Bumpy winding roads and chill winds that belie the intense sun must be braved to reach one great curiosity of the Baja Peninsula: the Daliesque boojum forest, a bizarre and fantastic grouping of cactuses that resemble upside down carrots covered with pineapple skin, terminating at the top in crazy curlicues. Here also is a series of caves whose outer walls were covered with abstract pictographs by Cochimi Indians some 200 years ago.

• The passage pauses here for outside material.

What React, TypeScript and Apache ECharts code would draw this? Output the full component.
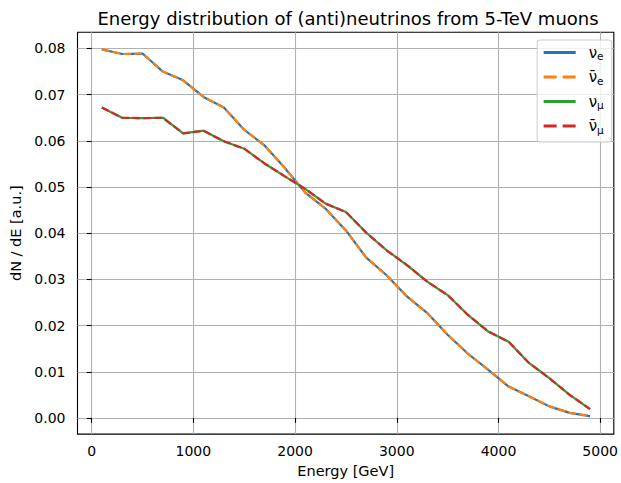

The California current has much to do with the peace and snail's pace of the Sea of Cortez. Without its chilling effect on these waters, these idyllic sites might be cluttered with condominiums or resort complexes; tourists might be invading what are still unpopulated, wide white beaches, magnificent isolated landscapes, glorious blue bays, and natural lagoons. The frigid waters have successfully conspired to keep the sea in its pristine state, a felicitous environment for wildlife. And, as Steinbeck wr ote, it is ``the abundance of life here [that] gives one an exuberance, a feeling of fullness and richness.''

Reentering the real world after sailing the Sea of Cortez is a jolt -- which even Steinbeck felt: ``We had been drifting in some kind of dual world -- a parallel realistic world . . . trying to recreate the Gulf is like trying to recreate a dream.'' Practical information

While most ships that venture into the Sea of Cortez are private pleasure craft, travelers may join cruises on the 143-foot Pacific Northwest Explorer. These are conducted each January through April by Special Expeditions, a division of Lindblad Travel (133 East 55 Street, New York, N.Y. 10022).

Fourteen-day cruises depart from San Diego, and Bahia de Los Angeles in Baja California, starting Jan. 10, 1986, and continuing through March; the Sea of Cortez portion of the cruise is approximately eight days, with the other days devoted to observation of whale migration on Baja's Pacific coast. Costs range from (US) $3,150 to (US) $4,790 per person.